After checking into the hotel and being upgraded to a forty-first level corner room with a spectacular view, we ventured out to a wonderful dinner to celebrate my birthday at Eddie V’s.  The cold and snow outside did not deter us from having wonderful time, and our waiter Vladimir was entertaining and helpful in finding a perfect entry, and treated me to champagne and a delightful dessert flambe.  
On Sunday morning Jim had his event, but I braved the extremely cold weather and took a taxi to the Art Institute of Chicago where I spent the whole day.  The space is so huge that I had to plan my visit strategically, beginning with the contemporary art I have engaged intellectually and finishing with the impressionists I grew up with and love.   
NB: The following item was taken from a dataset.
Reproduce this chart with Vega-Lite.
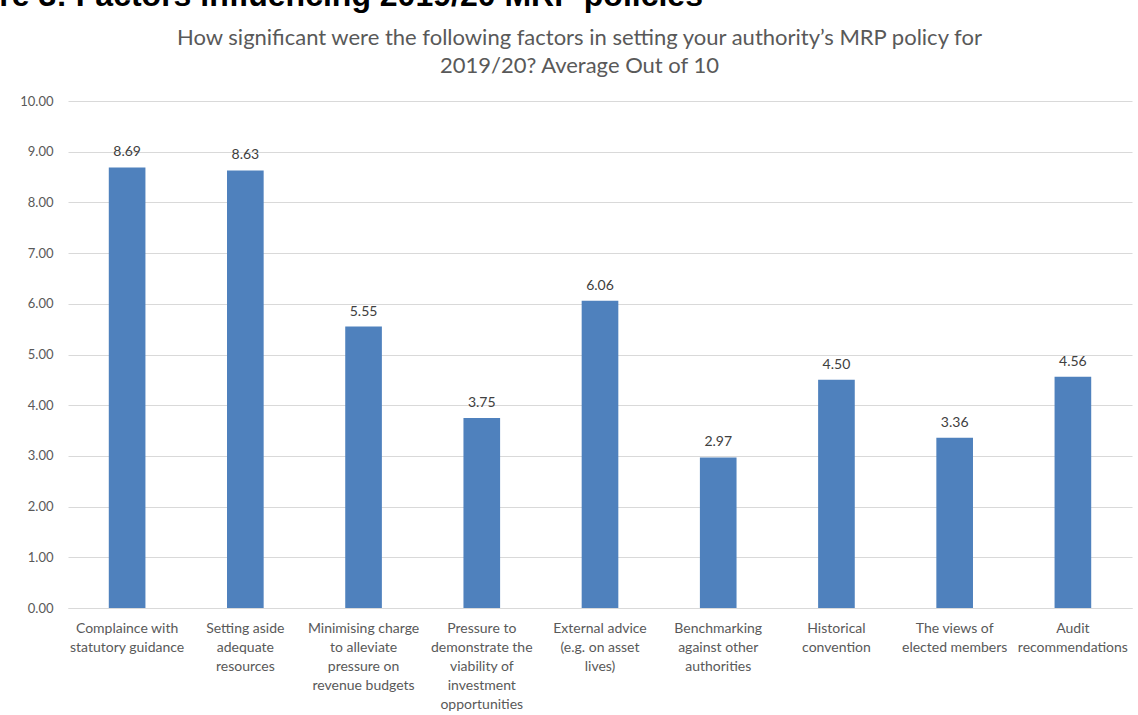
{
  "$schema": "https://vega.github.io/schema/vega-lite/v6.json",
  "width": 1064,
  "height": 507,
  "autosize": {"type": "none"},
  "padding": {"left": 68, "top": 101, "right": 6, "bottom": 107},
  "background": "white",
  "title": {
    "text": "Figure 3: Factors influencing 2019/20 MRP policies",
    "anchor": "start",
    "frame": "bounds",
    "font": "Liberation Sans",
    "fontWeight": "bold",
    "fontSize": 32,
    "color": "#000000",
    "baseline": "alphabetic",
    "offset": 10,
    "dy": 22,
    "dx": -88
  },
  "config": {
    "font": "Lato",
    "view": {"stroke": null}
  },
  "data": {
    "values": [
      {"factor": "Complaince with|statutory guidance", "score": 8.69},
      {"factor": "Setting aside|adequate|resources", "score": 8.63},
      {"factor": "Minimising charge|to alleviate|pressure on|revenue budgets", "score": 5.55},
      {"factor": "Pressure to|demonstrate the|viability of|investment|opportunities", "score": 3.75},
      {"factor": "External advice|(e.g. on asset|lives)", "score": 6.06},
      {"factor": "Benchmarking|against other|authorities", "score": 2.97},
      {"factor": "Historical|convention", "score": 4.5},
      {"factor": "The views of|elected members", "score": 3.36},
      {"factor": "Audit|recommendations", "score": 4.56}
    ]
  },
  "resolve": {"axis": {"x": "independent"}},
  "layer": [
    {
      "mark": {"type": "bar", "color": "#4f81bd"},
      "encoding": {
        "x": {
          "field": "factor",
          "type": "nominal",
          "sort": null,
          "scale": {"paddingInner": 0.69, "paddingOuter": 0.345},
          "axis": {
            "orient": "bottom",
            "title": null,
            "labelAngle": 0,
            "labelExpr": "split(datum.label, '|')",
            "labelFont": "Lato",
            "labelFontSize": 14,
            "labelLineHeight": 19,
            "labelColor": "#595959",
            "labelPadding": 13,
            "labelBaseline": "top",
            "labelLimit": 0,
            "ticks": false,
            "domain": true,
            "domainColor": "#d9d9d9",
            "grid": false
          }
        },
        "y": {
          "field": "score",
          "type": "quantitative",
          "scale": {"domain": [0, 10], "nice": false},
          "axis": {
            "title": null,
            "values": [0, 1, 2, 3, 4, 5, 6, 7, 8, 9, 10],
            "format": ".2f",
            "labelFont": "Lato",
            "labelFontSize": 13,
            "labelColor": "#595959",
            "labelPadding": 15,
            "ticks": false,
            "domain": false,
            "grid": true,
            "gridColor": "#d9d9d9",
            "gridWidth": 1
          }
        }
      }
    },
    {
      "mark": {"type": "text", "dy": -11, "baseline": "alphabetic", "fontSize": 14, "color": "#404040", "font": "Lato"},
      "encoding": {
        "x": {
          "field": "factor",
          "type": "nominal",
          "sort": null,
          "axis": {
            "orient": "top",
            "labels": false,
            "ticks": false,
            "domain": false,
            "grid": false,
            "title": ["How significant were the following factors in setting your authority’s MRP policy for", "2019/20? Average Out of 10"],
            "titleFont": "Lato",
            "titleFontSize": 22,
            "titleFontWeight": "normal",
            "titleColor": "#595959",
            "titleLineHeight": 28,
            "titlePadding": 24,
            "titleX": 511,
            "titleAlign": "center"
          }
        },
        "y": {"field": "score", "type": "quantitative"},
        "text": {"field": "score", "type": "quantitative", "format": ".2f"}
      }
    }
  ]
}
I found my new favorite contemporary artist, Tomma Abts, whose exhibit features a series portrait sized abstract works.  They are striking in their simplicity, and yet the dimensionality is extraordinary--they just seem to peel off the page.  
In the contemporary wing I encountered a piece by Jackson Pollock.  It was the first piece of his that I had encountered up close and live, and I was amazed by how dimensional the piece was. Because I don’t have a formal art education, I set a goal to teach myself about modern artists and their styles.  Walking straight up to an artwork and recognizing the artist by their style is extremely satisfying, especially because I have studied their techniques for creating the pieces and learning what drove them to create in their distinctive approach.  
My last chapter was my comfort wing, where I found the impressionists I’ve studied since high school.  I think of them as old friends.  I have fond memories of seeing Monet's lily pads and haystacks in Europe when I was still in college, and seeing several more examples made me smile, especially as I appreciated how amazing and extensive the collection is in Chicago. 

I was just about to leave when I saw the sign for the Chagall’s windows.  Even though my brain felt full I had to take those in.  I’d seen pictures, but to be able to experience each individual glass panel and each subsections was inspiring.  I could almost feel his hand scratching details into the glass and painting.  
I quickly scampered back to the hotel, collected Jim and drove like the wind back home to avoid the gathering snowstorm that blasted Chicago. 

It's been a wonderful month having Tommie at home.  He’s been doing his Oberlin winter term working in Carl Bauer’s lab doing research and really enjoying it.  The other day I saw his lab notebook on the kitchen table and peeked in.  It’s just warmed my heart to see him laying out PCR protocols!  Gave me the warm and fuzzies because it’s what my life used to be.  He’s heading back today, but will continue his research this summer. 

My big news on the art front is that I was accepted into theCherry Creek Art Festival in Denver, CO (wooohooo!!), so I’m plotting my travels westward already.  I’m super excited because it is the number one rated art fair in the country and this marks the first time I’ve gotten in.  Now just have to weave like crazy to build up my stock!  And yes, there were two pies, one for each week, and they were fabulous.  Jim is on a citrus pie kick, and he experimented with a creamy grapefruit pie first.  That was nice, with a very delicate flavor.  I preferred the lemon version that came next, with lemon zest included, which was in-your-face sour and flavorful.  He’s the best!